Le risque qui se présente ici est la rupture d'avec le milieu d'origine, non par choix mais toujours par défaut. Édouard Louis11, ayant lui-même vécu cette rencontre, décrit son parcours de transfuge d'un monde à l'autre dans son roman. «[...] Eddy Bellegueule, c'est comme ça que j'ai été baptisé par mes parents et il est évident que pour me construire j'ai dû rompre avec ça, rompre avec ce milieu et rompre avec ce nom puisque évidemment ce nom-là c’était une histoire, c'était pas seulement un nom, ce nom contenait des expériences, […] le livre montre comment j'ai voulu en finir avec ce que j'ai été pour me réinventer […].Un des enjeux de mon livre quand je parle de cette trajectoire de transfuge, de la difficulté à s'arracher à son milieu, c'était de montrer que c'est d'abord quelque chose de très douloureux, très difficile »12.
Alors, comment détruire cet héritage de la honte en se préservant de la rupture d'avec les siens ?
La réhabilitation de l'histoire par sa relecture peut déjà être un élément. Si on écoute les plus exclus ou ceux qui vivent à leurs côtés, on comprend que trois autres éléments convergent en ce sens. Tout d’abord la création d'opportunités différentes dans un contexte de mixité, qui est la clé de voûte de toute action socioculturelle, c'est à dire ne pas faire des actions seulement avec des personnes exclues afin que l'opportunité s'inscrive dans une réalité de changement pour tous. Car c'est bien l'émancipation des individus, mais également la libération collective, qui sont recherchées. Il est primordial de toujours garder en tête que la transmission immatérielle rend difficile, voire impossible la rencontre, montrant l'importance de répéter les expériences dans la durée, et au sein d'une relation donnant-donnant afin de ne pas ajouter encore plus de honte à celle produite par la rencontre elle-même.

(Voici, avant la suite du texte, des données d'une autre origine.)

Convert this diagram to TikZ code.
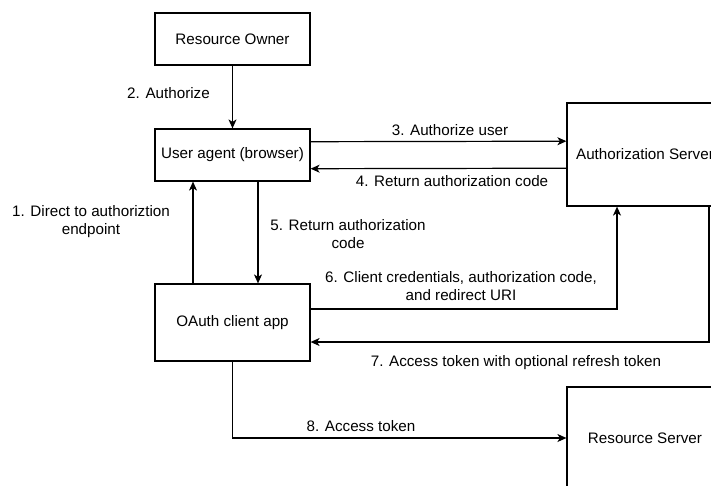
\documentclass[tikz,border=0pt]{standalone}
\usepackage{fontspec}
\setmainfont{Liberation Sans}
\usetikzlibrary{arrows.meta}
\begin{document}
\begin{tikzpicture}[x=1pt,y=-1pt,
  box/.style={draw, line width=1.2pt, minimum width=155pt, inner sep=0pt, font=\fontsize{15.2}{18.5}\selectfont},
  lbl/.style={align=center, inner sep=0pt, font=\fontsize{15.2}{18.5}\selectfont},
  flow/.style={line width=1.2pt, -{Stealth[length=9pt,width=8pt,inset=2.5pt]}}]
\useasboundingbox (0,0) rectangle (711,485);
\fill[white] (0,0) rectangle (711,485);
\clip (0,0) rectangle (711,485);

% participants
\node[box, minimum height=52pt] (ro) at (232.5,39) {Resource Owner};
\node[box, minimum height=52pt] (ua) at (232.5,155) {User agent (browser)};
\node[box, minimum height=77pt] (oa) at (232.5,322.5) {OAuth client app};
\node[box, minimum width=156pt, minimum height=103pt] (as) at (645,154.5) {Authorization Server};
\node[box, minimum width=156pt, minimum height=102pt] (rs) at (645,438) {Resource Server};

% bend points
\coordinate (b6) at (617,309);
\coordinate (b7) at (709,342);
\coordinate (b8) at (232.5,438);

% flows
\draw[flow] (ro.south) -- (ua.north);
\draw[flow] ([xshift=-39.5pt]oa.north) -- ([xshift=-39.5pt]ua.south);
\draw[flow] ([xshift=25.5pt]ua.south) -- ([xshift=25.5pt]oa.north);
\draw[flow] ([yshift=13.3pt]ua.east) -- ([yshift=13.3pt]as.west);
\draw[flow] ([yshift=-13.7pt]as.west) -- ([yshift=-13.7pt]ua.east);
\draw[flow] ([yshift=13.5pt]oa.east) -- (b6) -- ([xshift=-28pt]as.south);
\draw[flow] ([xshift=64pt]as.south) -- (b7) -- ([yshift=-19.5pt]oa.east);
\draw[flow] (oa.south) -- (b8) -- (rs.west);

% step labels
\node[lbl] (l1) at (91,221.5) {1. Direct to authoriztion\\endpoint};
\node[lbl] (l2) at (168.5,93) {2. Authorize};
\node[lbl] (l3) at (450,130) {3. Authorize user};
\node[lbl] (l4) at (452,181) {4. Return authorization code};
\node[lbl] (l5) at (348,234) {5. Return authorization\\code};
\node[lbl] (l6) at (461,286) {6. Client credentials, authorization code,\\and redirect URI};
\node[lbl] (l7) at (516,363) {7. Access token with optional refresh token};
\node[lbl] (l8) at (361,426) {8. Access token};
\end{tikzpicture}
\end{document}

Le second élément permettant de détruire cet héritage de la honte concernerait le contexte de mixité sociale en général, dans l'habitat, l'école ou tous lieux d'interaction sociale, qui favorise les rencontres des différents milieux et donc prépare aussi à mieux se comprendre sur le fond, évacuant une partie de la honte de venir d'où on vient. On est alors relativement moins surpris des découvertes que l'on fait en quittant son milieu.
Enfin, le troisième élément concerne plutôt la perception des savoirs et des compétences : une société qui tendrait à reconnaître une égalité des savoirs ainsi qu'une égalité de la valeur des expériences induirait forcément une transformation des relations sociales13.
Par exemple, reconnaître enfin les études professionnelles comme vecteur d’apprentissage d’un savoir, d’un métier, et non pas comme une voie de garage, diminuerait la honte des jeunes qui suivent ces voies.